- [Task to complete] Copy the lines below as they are; omit the images they contain.

*-*-*

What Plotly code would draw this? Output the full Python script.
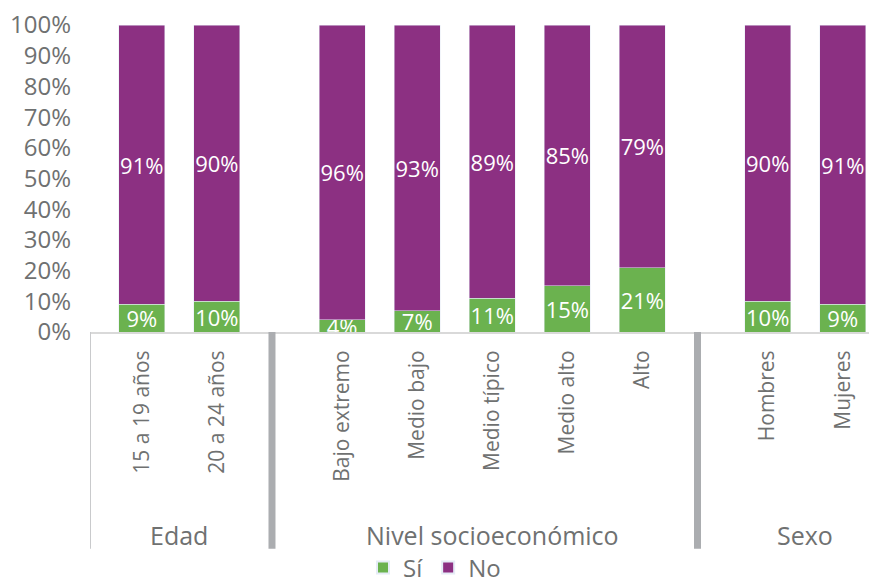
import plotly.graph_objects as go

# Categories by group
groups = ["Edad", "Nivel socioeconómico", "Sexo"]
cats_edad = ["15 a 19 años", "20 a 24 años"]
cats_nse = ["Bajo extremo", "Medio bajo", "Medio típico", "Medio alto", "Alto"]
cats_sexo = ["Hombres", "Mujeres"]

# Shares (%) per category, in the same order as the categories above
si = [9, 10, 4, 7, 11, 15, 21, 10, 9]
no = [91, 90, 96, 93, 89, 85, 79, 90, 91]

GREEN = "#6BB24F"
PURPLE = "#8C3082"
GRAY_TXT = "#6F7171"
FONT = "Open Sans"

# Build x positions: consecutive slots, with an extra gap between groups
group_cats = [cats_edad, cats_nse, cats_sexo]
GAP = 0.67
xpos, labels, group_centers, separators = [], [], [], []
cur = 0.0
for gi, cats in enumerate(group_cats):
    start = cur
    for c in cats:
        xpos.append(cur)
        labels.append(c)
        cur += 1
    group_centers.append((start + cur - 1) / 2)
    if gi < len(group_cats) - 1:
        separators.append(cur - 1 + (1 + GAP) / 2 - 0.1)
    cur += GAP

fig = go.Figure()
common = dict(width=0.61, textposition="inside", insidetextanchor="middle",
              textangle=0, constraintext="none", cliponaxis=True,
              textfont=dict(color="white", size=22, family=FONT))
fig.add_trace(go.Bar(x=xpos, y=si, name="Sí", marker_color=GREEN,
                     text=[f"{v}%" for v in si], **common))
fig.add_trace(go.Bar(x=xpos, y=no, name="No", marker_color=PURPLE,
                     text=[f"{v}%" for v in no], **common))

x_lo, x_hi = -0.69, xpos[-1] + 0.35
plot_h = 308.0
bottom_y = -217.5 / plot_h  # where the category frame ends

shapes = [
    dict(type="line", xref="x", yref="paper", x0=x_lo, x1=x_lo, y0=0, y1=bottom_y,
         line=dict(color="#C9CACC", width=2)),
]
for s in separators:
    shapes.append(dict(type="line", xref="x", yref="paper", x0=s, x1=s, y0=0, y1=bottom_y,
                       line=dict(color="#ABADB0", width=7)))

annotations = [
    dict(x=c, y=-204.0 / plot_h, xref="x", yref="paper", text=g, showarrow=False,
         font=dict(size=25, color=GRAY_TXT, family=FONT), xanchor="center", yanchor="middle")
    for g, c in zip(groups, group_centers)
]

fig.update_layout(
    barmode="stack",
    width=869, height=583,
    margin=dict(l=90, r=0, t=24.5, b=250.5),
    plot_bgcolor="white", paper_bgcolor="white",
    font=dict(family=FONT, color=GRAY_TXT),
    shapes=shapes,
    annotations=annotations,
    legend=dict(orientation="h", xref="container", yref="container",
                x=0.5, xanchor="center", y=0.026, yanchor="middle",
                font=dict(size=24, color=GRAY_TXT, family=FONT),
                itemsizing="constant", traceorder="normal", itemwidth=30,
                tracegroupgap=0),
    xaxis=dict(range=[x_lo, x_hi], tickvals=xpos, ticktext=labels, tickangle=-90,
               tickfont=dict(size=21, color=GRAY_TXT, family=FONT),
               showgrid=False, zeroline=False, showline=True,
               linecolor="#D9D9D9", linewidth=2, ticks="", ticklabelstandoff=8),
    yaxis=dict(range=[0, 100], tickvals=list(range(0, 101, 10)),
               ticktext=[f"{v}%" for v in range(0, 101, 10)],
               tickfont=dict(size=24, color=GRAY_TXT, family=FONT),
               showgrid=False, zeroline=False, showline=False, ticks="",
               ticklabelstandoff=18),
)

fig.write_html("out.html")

*-*-*

- [Written solution]
What Plotly code would draw this? Output the full Python script.
import plotly.graph_objects as go

# Categories by group
groups = ["Edad", "Nivel socioeconómico", "Sexo"]
cats_edad = ["15 a 19 años", "20 a 24 años"]
cats_nse = ["Bajo extremo", "Medio bajo", "Medio típico", "Medio alto", "Alto"]
cats_sexo = ["Hombres", "Mujeres"]

# Shares (%) per category, in the same order as the categories above
si = [9, 10, 4, 7, 11, 15, 21, 10, 9]
no = [91, 90, 96, 93, 89, 85, 79, 90, 91]

GREEN = "#6BB24F"
PURPLE = "#8C3082"
GRAY_TXT = "#6F7171"
FONT = "Open Sans"

# Build x positions: consecutive slots, with an extra gap between groups
group_cats = [cats_edad, cats_nse, cats_sexo]
GAP = 0.67
xpos, labels, group_centers, separators = [], [], [], []
cur = 0.0
for gi, cats in enumerate(group_cats):
    start = cur
    for c in cats:
        xpos.append(cur)
        labels.append(c)
        cur += 1
    group_centers.append((start + cur - 1) / 2)
    if gi < len(group_cats) - 1:
        separators.append(cur - 1 + (1 + GAP) / 2 - 0.1)
    cur += GAP

fig = go.Figure()
common = dict(width=0.61, textposition="inside", insidetextanchor="middle",
              textangle=0, constraintext="none", cliponaxis=True,
              textfont=dict(color="white", size=22, family=FONT))
fig.add_trace(go.Bar(x=xpos, y=si, name="Sí", marker_color=GREEN,
                     text=[f"{v}%" for v in si], **common))
fig.add_trace(go.Bar(x=xpos, y=no, name="No", marker_color=PURPLE,
                     text=[f"{v}%" for v in no], **common))

x_lo, x_hi = -0.69, xpos[-1] + 0.35
plot_h = 308.0
bottom_y = -217.5 / plot_h  # where the category frame ends

shapes = [
    dict(type="line", xref="x", yref="paper", x0=x_lo, x1=x_lo, y0=0, y1=bottom_y,
         line=dict(color="#C9CACC", width=2)),
]
for s in separators:
    shapes.append(dict(type="line", xref="x", yref="paper", x0=s, x1=s, y0=0, y1=bottom_y,
                       line=dict(color="#ABADB0", width=7)))

annotations = [
    dict(x=c, y=-204.0 / plot_h, xref="x", yref="paper", text=g, showarrow=False,
         font=dict(size=25, color=GRAY_TXT, family=FONT), xanchor="center", yanchor="middle")
    for g, c in zip(groups, group_centers)
]

fig.update_layout(
    barmode="stack",
    width=869, height=583,
    margin=dict(l=90, r=0, t=24.5, b=250.5),
    plot_bgcolor="white", paper_bgcolor="white",
    font=dict(family=FONT, color=GRAY_TXT),
    shapes=shapes,
    annotations=annotations,
    legend=dict(orientation="h", xref="container", yref="container",
                x=0.5, xanchor="center", y=0.026, yanchor="middle",
                font=dict(size=24, color=GRAY_TXT, family=FONT),
                itemsizing="constant", traceorder="normal", itemwidth=30,
                tracegroupgap=0),
    xaxis=dict(range=[x_lo, x_hi], tickvals=xpos, ticktext=labels, tickangle=-90,
               tickfont=dict(size=21, color=GRAY_TXT, family=FONT),
               showgrid=False, zeroline=False, showline=True,
               linecolor="#D9D9D9", linewidth=2, ticks="", ticklabelstandoff=8),
    yaxis=dict(range=[0, 100], tickvals=list(range(0, 101, 10)),
               ticktext=[f"{v}%" for v in range(0, 101, 10)],
               tickfont=dict(size=24, color=GRAY_TXT, family=FONT),
               showgrid=False, zeroline=False, showline=False, ticks="",
               ticklabelstandoff=18),
)

fig.write_html("out.html")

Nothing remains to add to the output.